## start
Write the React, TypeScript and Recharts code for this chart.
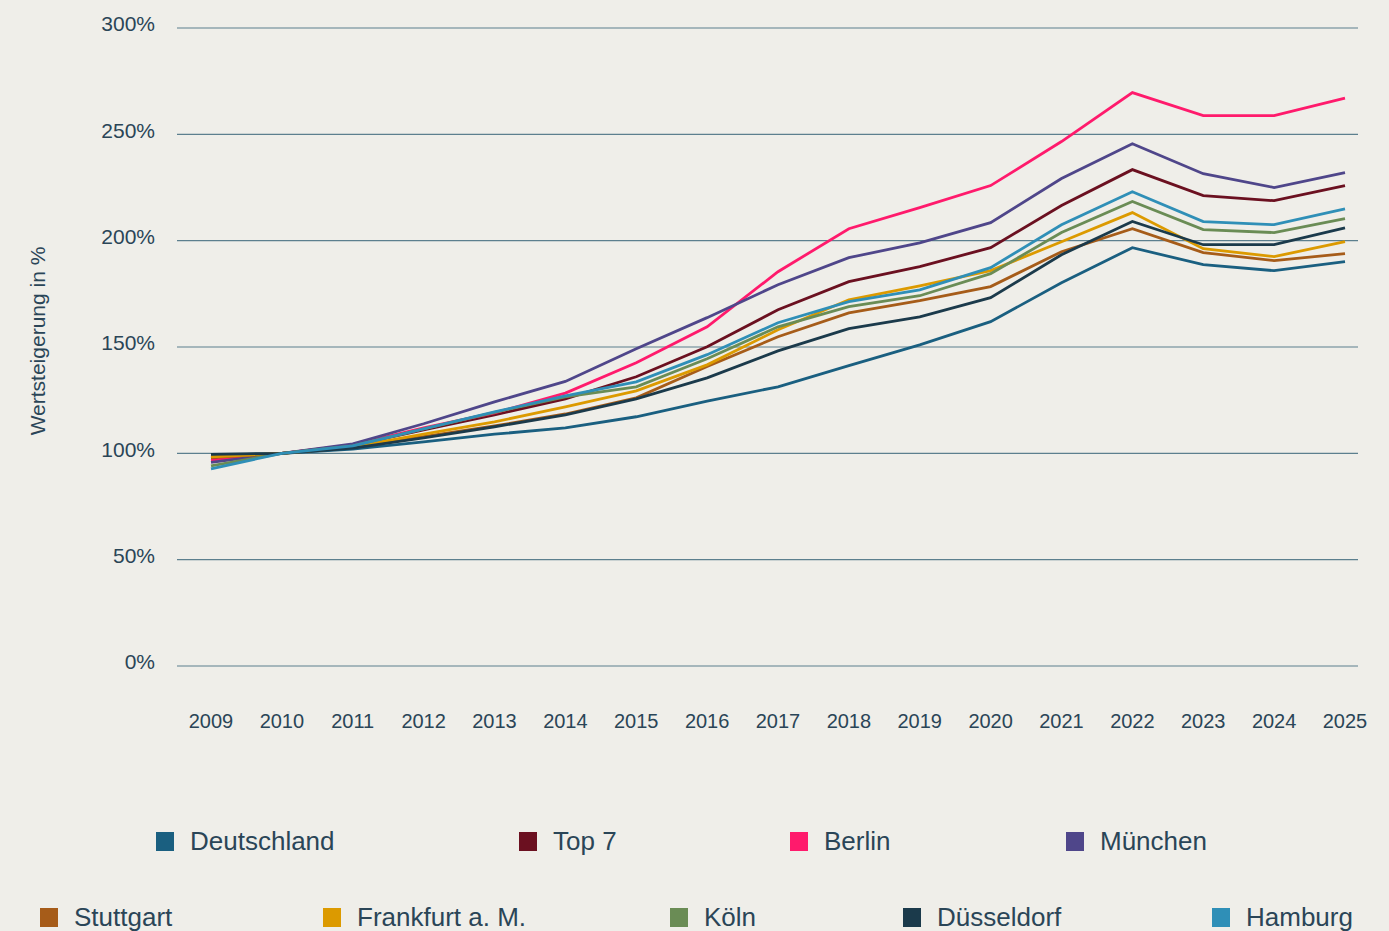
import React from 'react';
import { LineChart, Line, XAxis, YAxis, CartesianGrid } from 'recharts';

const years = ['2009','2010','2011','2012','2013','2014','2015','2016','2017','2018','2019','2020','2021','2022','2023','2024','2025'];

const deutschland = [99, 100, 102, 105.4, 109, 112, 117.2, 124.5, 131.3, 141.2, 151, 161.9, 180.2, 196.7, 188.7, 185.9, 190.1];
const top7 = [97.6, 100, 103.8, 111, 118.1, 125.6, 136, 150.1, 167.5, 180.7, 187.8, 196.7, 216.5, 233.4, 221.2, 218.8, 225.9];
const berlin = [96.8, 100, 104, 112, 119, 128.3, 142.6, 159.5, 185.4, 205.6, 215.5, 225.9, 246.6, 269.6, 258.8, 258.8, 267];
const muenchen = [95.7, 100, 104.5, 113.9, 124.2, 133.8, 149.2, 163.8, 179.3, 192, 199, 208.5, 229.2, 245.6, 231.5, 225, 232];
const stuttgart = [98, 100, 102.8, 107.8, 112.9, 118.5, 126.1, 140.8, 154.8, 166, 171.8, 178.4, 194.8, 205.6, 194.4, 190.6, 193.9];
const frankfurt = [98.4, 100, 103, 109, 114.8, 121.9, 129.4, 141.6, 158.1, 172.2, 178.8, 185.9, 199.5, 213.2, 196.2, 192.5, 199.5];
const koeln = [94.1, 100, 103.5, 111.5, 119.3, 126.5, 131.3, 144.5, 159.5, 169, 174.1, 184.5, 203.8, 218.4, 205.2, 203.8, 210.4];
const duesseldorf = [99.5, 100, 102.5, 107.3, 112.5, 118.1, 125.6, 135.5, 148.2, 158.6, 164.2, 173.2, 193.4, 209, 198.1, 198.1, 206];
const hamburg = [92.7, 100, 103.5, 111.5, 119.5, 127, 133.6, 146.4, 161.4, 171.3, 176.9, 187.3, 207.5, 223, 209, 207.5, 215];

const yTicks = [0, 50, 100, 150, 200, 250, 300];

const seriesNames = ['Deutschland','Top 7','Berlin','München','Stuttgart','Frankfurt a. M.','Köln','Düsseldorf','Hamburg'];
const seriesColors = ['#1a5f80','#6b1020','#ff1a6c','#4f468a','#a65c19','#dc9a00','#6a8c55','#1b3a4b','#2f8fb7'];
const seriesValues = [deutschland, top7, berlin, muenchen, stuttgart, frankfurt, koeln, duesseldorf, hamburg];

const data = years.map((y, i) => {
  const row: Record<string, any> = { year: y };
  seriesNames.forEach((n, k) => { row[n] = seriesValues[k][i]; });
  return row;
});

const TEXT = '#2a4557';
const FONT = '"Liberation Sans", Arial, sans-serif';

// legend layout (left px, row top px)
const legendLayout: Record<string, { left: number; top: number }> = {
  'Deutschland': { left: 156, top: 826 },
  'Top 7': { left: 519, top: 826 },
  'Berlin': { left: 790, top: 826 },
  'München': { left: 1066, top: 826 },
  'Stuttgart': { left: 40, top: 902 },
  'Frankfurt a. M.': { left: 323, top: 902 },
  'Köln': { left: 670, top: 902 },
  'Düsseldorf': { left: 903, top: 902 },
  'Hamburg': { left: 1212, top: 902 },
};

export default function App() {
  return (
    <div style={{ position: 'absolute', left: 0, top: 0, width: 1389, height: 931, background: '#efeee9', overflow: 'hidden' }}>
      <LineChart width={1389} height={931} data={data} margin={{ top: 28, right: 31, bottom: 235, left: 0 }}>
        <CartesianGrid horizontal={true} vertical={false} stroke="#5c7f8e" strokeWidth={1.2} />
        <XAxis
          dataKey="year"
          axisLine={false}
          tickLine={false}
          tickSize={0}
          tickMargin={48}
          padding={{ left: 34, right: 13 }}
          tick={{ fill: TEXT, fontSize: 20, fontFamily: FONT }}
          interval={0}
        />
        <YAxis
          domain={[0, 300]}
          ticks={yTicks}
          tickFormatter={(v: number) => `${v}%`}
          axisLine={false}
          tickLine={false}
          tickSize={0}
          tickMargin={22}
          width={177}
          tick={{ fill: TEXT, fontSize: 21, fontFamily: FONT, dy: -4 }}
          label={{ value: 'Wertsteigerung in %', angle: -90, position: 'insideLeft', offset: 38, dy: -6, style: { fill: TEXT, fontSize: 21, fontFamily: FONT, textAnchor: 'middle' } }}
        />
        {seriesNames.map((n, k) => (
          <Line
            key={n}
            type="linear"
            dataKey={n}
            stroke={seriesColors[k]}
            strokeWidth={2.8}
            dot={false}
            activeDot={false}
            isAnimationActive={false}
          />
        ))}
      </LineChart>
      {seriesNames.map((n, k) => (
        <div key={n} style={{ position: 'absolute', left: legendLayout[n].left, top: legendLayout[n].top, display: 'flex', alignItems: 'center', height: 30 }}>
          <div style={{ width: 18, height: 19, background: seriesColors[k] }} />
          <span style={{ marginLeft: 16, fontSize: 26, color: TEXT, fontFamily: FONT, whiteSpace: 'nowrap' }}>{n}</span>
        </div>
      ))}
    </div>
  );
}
## end
→ WHAT TO DO
Your copy of the data should match it exactly, except that pictures are left out.

→ REPLY TO THE TASK
Write the React, TypeScript and Recharts code for this chart.
import React from 'react';
import { LineChart, Line, XAxis, YAxis, CartesianGrid } from 'recharts';

const years = ['2009','2010','2011','2012','2013','2014','2015','2016','2017','2018','2019','2020','2021','2022','2023','2024','2025'];

const deutschland = [99, 100, 102, 105.4, 109, 112, 117.2, 124.5, 131.3, 141.2, 151, 161.9, 180.2, 196.7, 188.7, 185.9, 190.1];
const top7 = [97.6, 100, 103.8, 111, 118.1, 125.6, 136, 150.1, 167.5, 180.7, 187.8, 196.7, 216.5, 233.4, 221.2, 218.8, 225.9];
const berlin = [96.8, 100, 104, 112, 119, 128.3, 142.6, 159.5, 185.4, 205.6, 215.5, 225.9, 246.6, 269.6, 258.8, 258.8, 267];
const muenchen = [95.7, 100, 104.5, 113.9, 124.2, 133.8, 149.2, 163.8, 179.3, 192, 199, 208.5, 229.2, 245.6, 231.5, 225, 232];
const stuttgart = [98, 100, 102.8, 107.8, 112.9, 118.5, 126.1, 140.8, 154.8, 166, 171.8, 178.4, 194.8, 205.6, 194.4, 190.6, 193.9];
const frankfurt = [98.4, 100, 103, 109, 114.8, 121.9, 129.4, 141.6, 158.1, 172.2, 178.8, 185.9, 199.5, 213.2, 196.2, 192.5, 199.5];
const koeln = [94.1, 100, 103.5, 111.5, 119.3, 126.5, 131.3, 144.5, 159.5, 169, 174.1, 184.5, 203.8, 218.4, 205.2, 203.8, 210.4];
const duesseldorf = [99.5, 100, 102.5, 107.3, 112.5, 118.1, 125.6, 135.5, 148.2, 158.6, 164.2, 173.2, 193.4, 209, 198.1, 198.1, 206];
const hamburg = [92.7, 100, 103.5, 111.5, 119.5, 127, 133.6, 146.4, 161.4, 171.3, 176.9, 187.3, 207.5, 223, 209, 207.5, 215];

const yTicks = [0, 50, 100, 150, 200, 250, 300];

const seriesNames = ['Deutschland','Top 7','Berlin','München','Stuttgart','Frankfurt a. M.','Köln','Düsseldorf','Hamburg'];
const seriesColors = ['#1a5f80','#6b1020','#ff1a6c','#4f468a','#a65c19','#dc9a00','#6a8c55','#1b3a4b','#2f8fb7'];
const seriesValues = [deutschland, top7, berlin, muenchen, stuttgart, frankfurt, koeln, duesseldorf, hamburg];

const data = years.map((y, i) => {
  const row: Record<string, any> = { year: y };
  seriesNames.forEach((n, k) => { row[n] = seriesValues[k][i]; });
  return row;
});

const TEXT = '#2a4557';
const FONT = '"Liberation Sans", Arial, sans-serif';

// legend layout (left px, row top px)
const legendLayout: Record<string, { left: number; top: number }> = {
  'Deutschland': { left: 156, top: 826 },
  'Top 7': { left: 519, top: 826 },
  'Berlin': { left: 790, top: 826 },
  'München': { left: 1066, top: 826 },
  'Stuttgart': { left: 40, top: 902 },
  'Frankfurt a. M.': { left: 323, top: 902 },
  'Köln': { left: 670, top: 902 },
  'Düsseldorf': { left: 903, top: 902 },
  'Hamburg': { left: 1212, top: 902 },
};

export default function App() {
  return (
    <div style={{ position: 'absolute', left: 0, top: 0, width: 1389, height: 931, background: '#efeee9', overflow: 'hidden' }}>
      <LineChart width={1389} height={931} data={data} margin={{ top: 28, right: 31, bottom: 235, left: 0 }}>
        <CartesianGrid horizontal={true} vertical={false} stroke="#5c7f8e" strokeWidth={1.2} />
        <XAxis
          dataKey="year"
          axisLine={false}
          tickLine={false}
          tickSize={0}
          tickMargin={48}
          padding={{ left: 34, right: 13 }}
          tick={{ fill: TEXT, fontSize: 20, fontFamily: FONT }}
          interval={0}
        />
        <YAxis
          domain={[0, 300]}
          ticks={yTicks}
          tickFormatter={(v: number) => `${v}%`}
          axisLine={false}
          tickLine={false}
          tickSize={0}
          tickMargin={22}
          width={177}
          tick={{ fill: TEXT, fontSize: 21, fontFamily: FONT, dy: -4 }}
          label={{ value: 'Wertsteigerung in %', angle: -90, position: 'insideLeft', offset: 38, dy: -6, style: { fill: TEXT, fontSize: 21, fontFamily: FONT, textAnchor: 'middle' } }}
        />
        {seriesNames.map((n, k) => (
          <Line
            key={n}
            type="linear"
            dataKey={n}
            stroke={seriesColors[k]}
            strokeWidth={2.8}
            dot={false}
            activeDot={false}
            isAnimationActive={false}
          />
        ))}
      </LineChart>
      {seriesNames.map((n, k) => (
        <div key={n} style={{ position: 'absolute', left: legendLayout[n].left, top: legendLayout[n].top, display: 'flex', alignItems: 'center', height: 30 }}>
          <div style={{ width: 18, height: 19, background: seriesColors[k] }} />
          <span style={{ marginLeft: 16, fontSize: 26, color: TEXT, fontFamily: FONT, whiteSpace: 'nowrap' }}>{n}</span>
        </div>
      ))}
    </div>
  );
}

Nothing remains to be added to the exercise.